■ Written instruction: Print exactly the lines below between the line containing "Write the TikZ code for this diagram." and the line containing "(0,0) rectangle (584,422);", counting both of those lines. Leave pictures out.

** begin **

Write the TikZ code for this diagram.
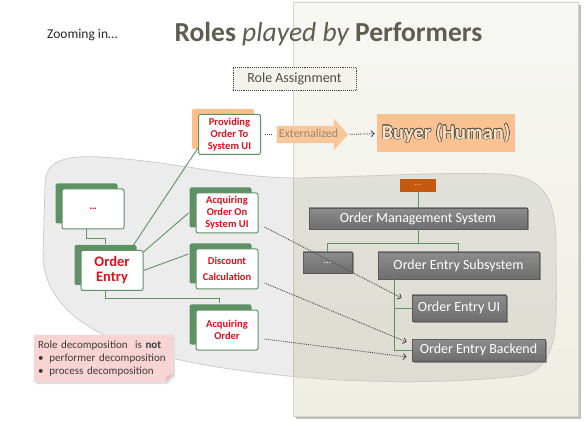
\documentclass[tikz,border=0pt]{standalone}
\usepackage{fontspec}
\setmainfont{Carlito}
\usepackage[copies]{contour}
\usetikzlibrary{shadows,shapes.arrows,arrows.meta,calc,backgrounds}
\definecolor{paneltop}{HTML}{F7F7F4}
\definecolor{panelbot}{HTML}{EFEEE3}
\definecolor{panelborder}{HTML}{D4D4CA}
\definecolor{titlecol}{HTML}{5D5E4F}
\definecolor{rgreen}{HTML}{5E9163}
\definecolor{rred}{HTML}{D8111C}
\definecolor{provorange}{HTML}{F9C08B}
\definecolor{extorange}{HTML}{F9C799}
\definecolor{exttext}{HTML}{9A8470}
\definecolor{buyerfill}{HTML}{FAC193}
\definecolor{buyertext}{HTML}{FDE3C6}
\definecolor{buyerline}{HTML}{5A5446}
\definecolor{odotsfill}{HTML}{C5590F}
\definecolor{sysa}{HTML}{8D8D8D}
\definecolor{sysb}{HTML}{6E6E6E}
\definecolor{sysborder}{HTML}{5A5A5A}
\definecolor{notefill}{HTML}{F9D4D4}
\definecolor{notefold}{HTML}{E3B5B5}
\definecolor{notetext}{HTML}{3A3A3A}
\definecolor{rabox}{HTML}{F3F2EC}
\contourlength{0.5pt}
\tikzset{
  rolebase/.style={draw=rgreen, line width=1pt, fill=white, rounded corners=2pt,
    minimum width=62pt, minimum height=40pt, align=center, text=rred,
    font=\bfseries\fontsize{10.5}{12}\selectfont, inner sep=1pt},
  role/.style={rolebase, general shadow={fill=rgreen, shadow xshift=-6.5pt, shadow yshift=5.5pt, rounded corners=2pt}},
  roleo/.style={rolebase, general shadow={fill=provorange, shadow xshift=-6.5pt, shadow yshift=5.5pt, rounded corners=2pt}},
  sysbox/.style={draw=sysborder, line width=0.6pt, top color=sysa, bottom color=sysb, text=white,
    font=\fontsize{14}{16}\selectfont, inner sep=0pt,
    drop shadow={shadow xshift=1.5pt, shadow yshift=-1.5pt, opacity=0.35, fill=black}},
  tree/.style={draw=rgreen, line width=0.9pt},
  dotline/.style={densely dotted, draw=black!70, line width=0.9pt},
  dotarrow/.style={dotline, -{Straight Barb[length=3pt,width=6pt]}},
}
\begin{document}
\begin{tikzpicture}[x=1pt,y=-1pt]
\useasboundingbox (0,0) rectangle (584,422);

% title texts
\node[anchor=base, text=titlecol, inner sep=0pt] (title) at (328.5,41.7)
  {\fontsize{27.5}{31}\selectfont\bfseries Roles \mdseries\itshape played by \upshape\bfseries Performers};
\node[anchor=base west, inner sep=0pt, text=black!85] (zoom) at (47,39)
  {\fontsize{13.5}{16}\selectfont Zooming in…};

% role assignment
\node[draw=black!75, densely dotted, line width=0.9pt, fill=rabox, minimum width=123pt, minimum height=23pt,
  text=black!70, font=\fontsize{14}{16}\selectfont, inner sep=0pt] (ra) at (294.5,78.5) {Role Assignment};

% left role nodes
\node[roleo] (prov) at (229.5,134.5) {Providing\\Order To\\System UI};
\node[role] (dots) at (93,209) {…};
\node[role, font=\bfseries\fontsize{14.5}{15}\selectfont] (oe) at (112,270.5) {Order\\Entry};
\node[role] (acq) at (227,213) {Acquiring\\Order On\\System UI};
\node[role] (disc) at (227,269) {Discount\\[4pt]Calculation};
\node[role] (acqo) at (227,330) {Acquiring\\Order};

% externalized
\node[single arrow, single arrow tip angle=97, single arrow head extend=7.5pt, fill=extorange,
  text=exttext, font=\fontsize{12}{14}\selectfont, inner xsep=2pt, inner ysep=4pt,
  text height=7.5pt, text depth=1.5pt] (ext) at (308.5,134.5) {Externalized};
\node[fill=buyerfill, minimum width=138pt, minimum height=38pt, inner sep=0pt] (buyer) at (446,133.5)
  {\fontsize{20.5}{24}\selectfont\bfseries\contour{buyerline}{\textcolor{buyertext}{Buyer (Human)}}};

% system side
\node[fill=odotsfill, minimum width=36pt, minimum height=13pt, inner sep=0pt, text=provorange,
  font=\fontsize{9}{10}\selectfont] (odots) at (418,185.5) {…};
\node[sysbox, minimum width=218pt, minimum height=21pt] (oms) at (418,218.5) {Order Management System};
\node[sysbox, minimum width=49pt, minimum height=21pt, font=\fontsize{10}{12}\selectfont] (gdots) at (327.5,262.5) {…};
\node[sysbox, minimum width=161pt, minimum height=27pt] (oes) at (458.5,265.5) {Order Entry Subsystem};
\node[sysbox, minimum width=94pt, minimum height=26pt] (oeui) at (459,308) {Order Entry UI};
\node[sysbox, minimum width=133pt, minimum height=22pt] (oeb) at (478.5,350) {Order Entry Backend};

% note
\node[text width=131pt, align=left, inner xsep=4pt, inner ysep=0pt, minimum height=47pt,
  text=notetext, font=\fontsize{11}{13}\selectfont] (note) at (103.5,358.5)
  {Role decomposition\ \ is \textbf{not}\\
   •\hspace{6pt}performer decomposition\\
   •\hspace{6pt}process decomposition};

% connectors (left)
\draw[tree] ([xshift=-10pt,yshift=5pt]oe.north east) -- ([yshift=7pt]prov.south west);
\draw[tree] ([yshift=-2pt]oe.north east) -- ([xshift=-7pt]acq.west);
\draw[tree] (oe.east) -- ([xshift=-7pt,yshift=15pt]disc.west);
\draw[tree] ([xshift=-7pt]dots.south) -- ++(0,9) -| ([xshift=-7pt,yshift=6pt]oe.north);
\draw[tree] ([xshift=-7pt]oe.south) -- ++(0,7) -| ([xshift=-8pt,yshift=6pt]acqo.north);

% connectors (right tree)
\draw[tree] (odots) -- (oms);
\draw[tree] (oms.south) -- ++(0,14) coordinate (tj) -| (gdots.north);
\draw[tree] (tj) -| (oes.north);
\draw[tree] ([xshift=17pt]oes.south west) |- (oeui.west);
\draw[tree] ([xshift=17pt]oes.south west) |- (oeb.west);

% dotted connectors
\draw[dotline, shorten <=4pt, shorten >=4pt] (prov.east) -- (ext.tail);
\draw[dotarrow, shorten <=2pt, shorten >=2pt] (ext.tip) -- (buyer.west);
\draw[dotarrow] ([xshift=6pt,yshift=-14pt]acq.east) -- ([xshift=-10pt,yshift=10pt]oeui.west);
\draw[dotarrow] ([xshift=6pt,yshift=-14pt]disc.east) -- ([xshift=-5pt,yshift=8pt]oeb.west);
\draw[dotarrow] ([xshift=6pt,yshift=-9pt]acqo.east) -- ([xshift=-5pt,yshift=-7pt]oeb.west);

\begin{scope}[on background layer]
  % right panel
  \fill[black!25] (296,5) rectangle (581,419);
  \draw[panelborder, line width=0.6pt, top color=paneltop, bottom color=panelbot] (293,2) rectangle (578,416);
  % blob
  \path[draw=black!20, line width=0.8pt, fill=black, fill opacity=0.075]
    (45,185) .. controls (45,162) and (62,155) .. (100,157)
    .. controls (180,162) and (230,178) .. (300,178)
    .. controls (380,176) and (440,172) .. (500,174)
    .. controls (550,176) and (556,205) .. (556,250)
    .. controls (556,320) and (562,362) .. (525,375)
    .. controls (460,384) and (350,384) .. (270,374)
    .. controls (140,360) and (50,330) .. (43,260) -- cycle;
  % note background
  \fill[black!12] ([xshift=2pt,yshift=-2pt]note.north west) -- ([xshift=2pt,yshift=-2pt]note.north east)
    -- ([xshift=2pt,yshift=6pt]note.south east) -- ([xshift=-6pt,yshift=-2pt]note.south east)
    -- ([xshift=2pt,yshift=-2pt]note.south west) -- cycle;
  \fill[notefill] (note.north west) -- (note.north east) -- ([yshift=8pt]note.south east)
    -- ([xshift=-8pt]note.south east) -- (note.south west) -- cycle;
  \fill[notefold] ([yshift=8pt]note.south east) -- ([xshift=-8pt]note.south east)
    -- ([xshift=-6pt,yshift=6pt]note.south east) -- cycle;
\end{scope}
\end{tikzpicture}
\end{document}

** end **
** begin **

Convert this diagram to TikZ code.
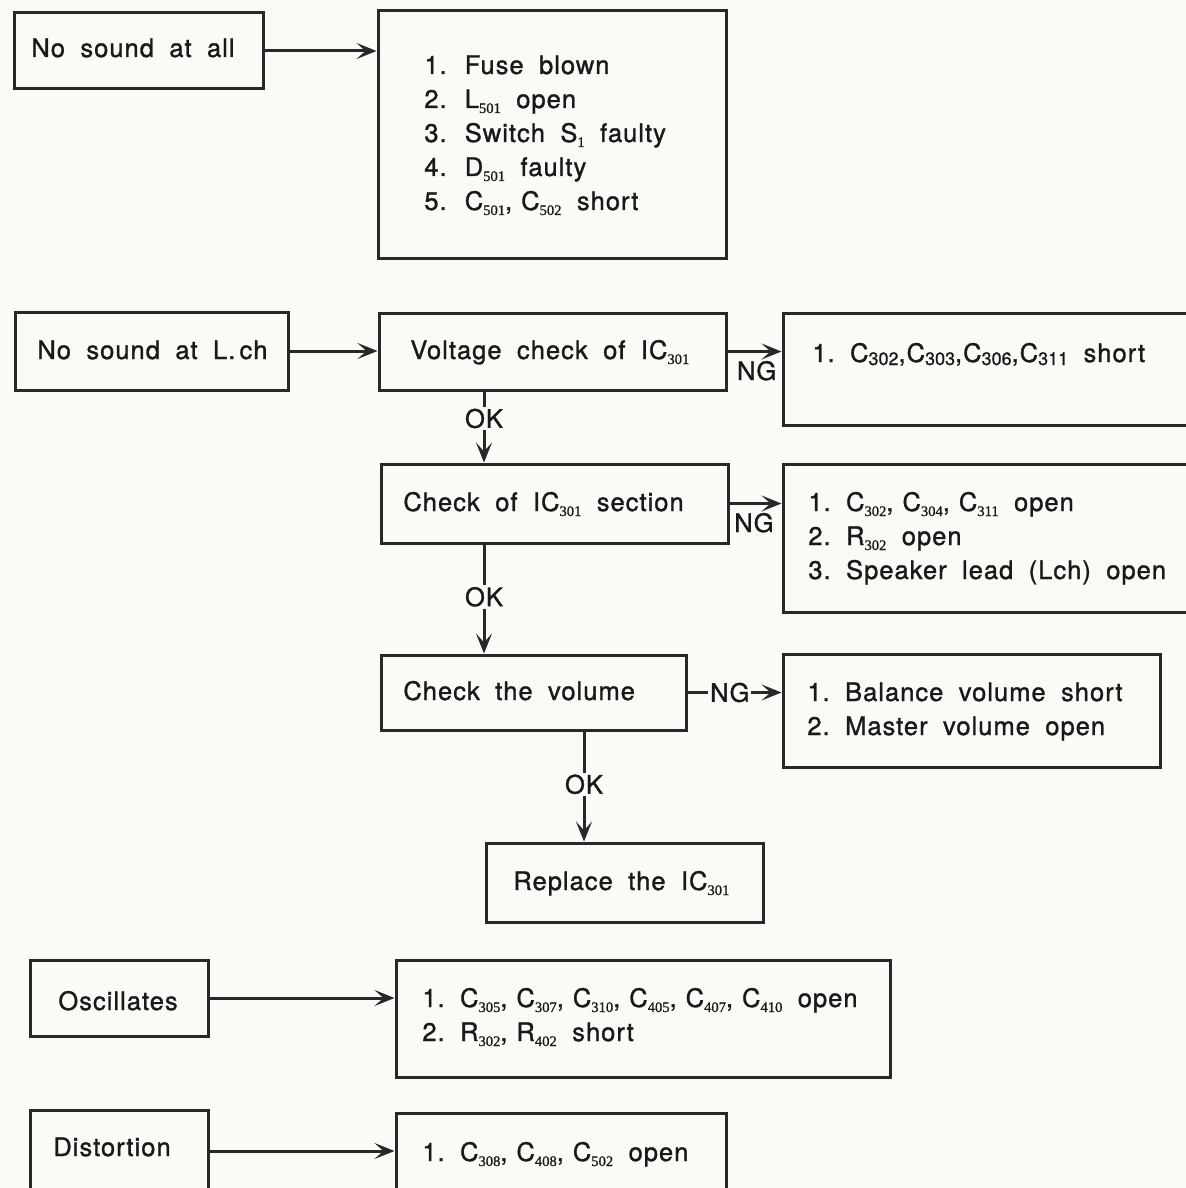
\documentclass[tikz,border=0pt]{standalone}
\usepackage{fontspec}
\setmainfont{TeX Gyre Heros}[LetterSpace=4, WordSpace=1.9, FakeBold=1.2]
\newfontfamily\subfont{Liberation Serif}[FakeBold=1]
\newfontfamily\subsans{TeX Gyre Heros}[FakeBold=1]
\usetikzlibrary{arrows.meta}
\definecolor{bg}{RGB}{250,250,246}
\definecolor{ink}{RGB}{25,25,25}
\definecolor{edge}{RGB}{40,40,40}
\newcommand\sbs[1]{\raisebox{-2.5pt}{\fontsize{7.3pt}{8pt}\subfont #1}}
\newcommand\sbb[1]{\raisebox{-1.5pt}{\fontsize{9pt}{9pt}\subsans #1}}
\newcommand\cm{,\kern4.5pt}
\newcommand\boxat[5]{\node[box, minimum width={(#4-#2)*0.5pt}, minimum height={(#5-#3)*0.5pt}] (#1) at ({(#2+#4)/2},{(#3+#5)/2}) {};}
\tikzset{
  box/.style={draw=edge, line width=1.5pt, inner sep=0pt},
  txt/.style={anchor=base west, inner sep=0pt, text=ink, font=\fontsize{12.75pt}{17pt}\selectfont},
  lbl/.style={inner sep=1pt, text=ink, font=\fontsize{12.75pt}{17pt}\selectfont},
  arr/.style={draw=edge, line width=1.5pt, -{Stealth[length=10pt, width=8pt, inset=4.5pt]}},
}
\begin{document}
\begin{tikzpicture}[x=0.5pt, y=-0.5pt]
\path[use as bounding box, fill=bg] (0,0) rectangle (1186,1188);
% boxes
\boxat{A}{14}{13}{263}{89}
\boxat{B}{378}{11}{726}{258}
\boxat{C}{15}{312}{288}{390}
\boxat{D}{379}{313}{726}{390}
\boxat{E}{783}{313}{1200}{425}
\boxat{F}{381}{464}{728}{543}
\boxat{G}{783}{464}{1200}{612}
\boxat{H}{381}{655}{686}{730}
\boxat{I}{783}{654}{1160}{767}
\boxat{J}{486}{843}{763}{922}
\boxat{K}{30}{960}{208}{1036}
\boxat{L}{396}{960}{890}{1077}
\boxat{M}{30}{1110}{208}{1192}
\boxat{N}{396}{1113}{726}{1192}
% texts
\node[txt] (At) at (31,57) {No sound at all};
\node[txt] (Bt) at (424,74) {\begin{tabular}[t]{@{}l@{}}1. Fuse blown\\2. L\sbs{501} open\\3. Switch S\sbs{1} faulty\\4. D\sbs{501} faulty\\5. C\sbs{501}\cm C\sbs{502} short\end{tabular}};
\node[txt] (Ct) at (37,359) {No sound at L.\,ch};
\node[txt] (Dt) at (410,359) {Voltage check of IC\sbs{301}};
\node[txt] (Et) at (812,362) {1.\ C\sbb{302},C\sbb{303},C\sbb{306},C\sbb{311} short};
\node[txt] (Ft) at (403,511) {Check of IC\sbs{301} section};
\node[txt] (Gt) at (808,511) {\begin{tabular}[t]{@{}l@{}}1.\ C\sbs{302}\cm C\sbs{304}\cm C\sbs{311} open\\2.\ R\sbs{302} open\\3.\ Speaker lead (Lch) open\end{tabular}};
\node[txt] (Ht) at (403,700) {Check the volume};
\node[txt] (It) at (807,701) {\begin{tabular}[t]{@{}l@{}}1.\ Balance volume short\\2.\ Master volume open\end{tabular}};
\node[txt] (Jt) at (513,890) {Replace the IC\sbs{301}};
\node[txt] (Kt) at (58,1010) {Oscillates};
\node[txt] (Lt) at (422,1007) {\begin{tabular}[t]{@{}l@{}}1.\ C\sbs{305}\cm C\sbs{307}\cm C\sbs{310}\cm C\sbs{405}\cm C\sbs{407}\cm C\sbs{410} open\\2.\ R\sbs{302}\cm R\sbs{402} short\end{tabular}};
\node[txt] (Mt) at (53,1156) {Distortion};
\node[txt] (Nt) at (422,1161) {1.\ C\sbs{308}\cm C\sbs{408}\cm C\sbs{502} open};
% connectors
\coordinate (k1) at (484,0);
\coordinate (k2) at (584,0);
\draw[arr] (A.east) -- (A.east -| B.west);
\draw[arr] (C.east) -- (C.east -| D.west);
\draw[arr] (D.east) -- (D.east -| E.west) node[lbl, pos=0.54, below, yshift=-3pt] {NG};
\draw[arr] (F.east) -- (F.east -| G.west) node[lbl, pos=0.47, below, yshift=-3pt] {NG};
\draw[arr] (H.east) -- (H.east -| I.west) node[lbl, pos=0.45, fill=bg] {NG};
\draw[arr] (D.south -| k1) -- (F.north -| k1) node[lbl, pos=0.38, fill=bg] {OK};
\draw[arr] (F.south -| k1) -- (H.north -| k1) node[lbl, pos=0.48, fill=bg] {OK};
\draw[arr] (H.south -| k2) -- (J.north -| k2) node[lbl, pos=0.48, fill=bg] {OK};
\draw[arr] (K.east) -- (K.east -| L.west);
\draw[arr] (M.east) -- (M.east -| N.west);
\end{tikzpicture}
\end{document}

** end **

■ Finished answer:
Write the TikZ code for this diagram.
\documentclass[tikz,border=0pt]{standalone}
\usepackage{fontspec}
\setmainfont{Carlito}
\usepackage[copies]{contour}
\usetikzlibrary{shadows,shapes.arrows,arrows.meta,calc,backgrounds}
\definecolor{paneltop}{HTML}{F7F7F4}
\definecolor{panelbot}{HTML}{EFEEE3}
\definecolor{panelborder}{HTML}{D4D4CA}
\definecolor{titlecol}{HTML}{5D5E4F}
\definecolor{rgreen}{HTML}{5E9163}
\definecolor{rred}{HTML}{D8111C}
\definecolor{provorange}{HTML}{F9C08B}
\definecolor{extorange}{HTML}{F9C799}
\definecolor{exttext}{HTML}{9A8470}
\definecolor{buyerfill}{HTML}{FAC193}
\definecolor{buyertext}{HTML}{FDE3C6}
\definecolor{buyerline}{HTML}{5A5446}
\definecolor{odotsfill}{HTML}{C5590F}
\definecolor{sysa}{HTML}{8D8D8D}
\definecolor{sysb}{HTML}{6E6E6E}
\definecolor{sysborder}{HTML}{5A5A5A}
\definecolor{notefill}{HTML}{F9D4D4}
\definecolor{notefold}{HTML}{E3B5B5}
\definecolor{notetext}{HTML}{3A3A3A}
\definecolor{rabox}{HTML}{F3F2EC}
\contourlength{0.5pt}
\tikzset{
  rolebase/.style={draw=rgreen, line width=1pt, fill=white, rounded corners=2pt,
    minimum width=62pt, minimum height=40pt, align=center, text=rred,
    font=\bfseries\fontsize{10.5}{12}\selectfont, inner sep=1pt},
  role/.style={rolebase, general shadow={fill=rgreen, shadow xshift=-6.5pt, shadow yshift=5.5pt, rounded corners=2pt}},
  roleo/.style={rolebase, general shadow={fill=provorange, shadow xshift=-6.5pt, shadow yshift=5.5pt, rounded corners=2pt}},
  sysbox/.style={draw=sysborder, line width=0.6pt, top color=sysa, bottom color=sysb, text=white,
    font=\fontsize{14}{16}\selectfont, inner sep=0pt,
    drop shadow={shadow xshift=1.5pt, shadow yshift=-1.5pt, opacity=0.35, fill=black}},
  tree/.style={draw=rgreen, line width=0.9pt},
  dotline/.style={densely dotted, draw=black!70, line width=0.9pt},
  dotarrow/.style={dotline, -{Straight Barb[length=3pt,width=6pt]}},
}
\begin{document}
\begin{tikzpicture}[x=1pt,y=-1pt]
\useasboundingbox (0,0) rectangle (584,422);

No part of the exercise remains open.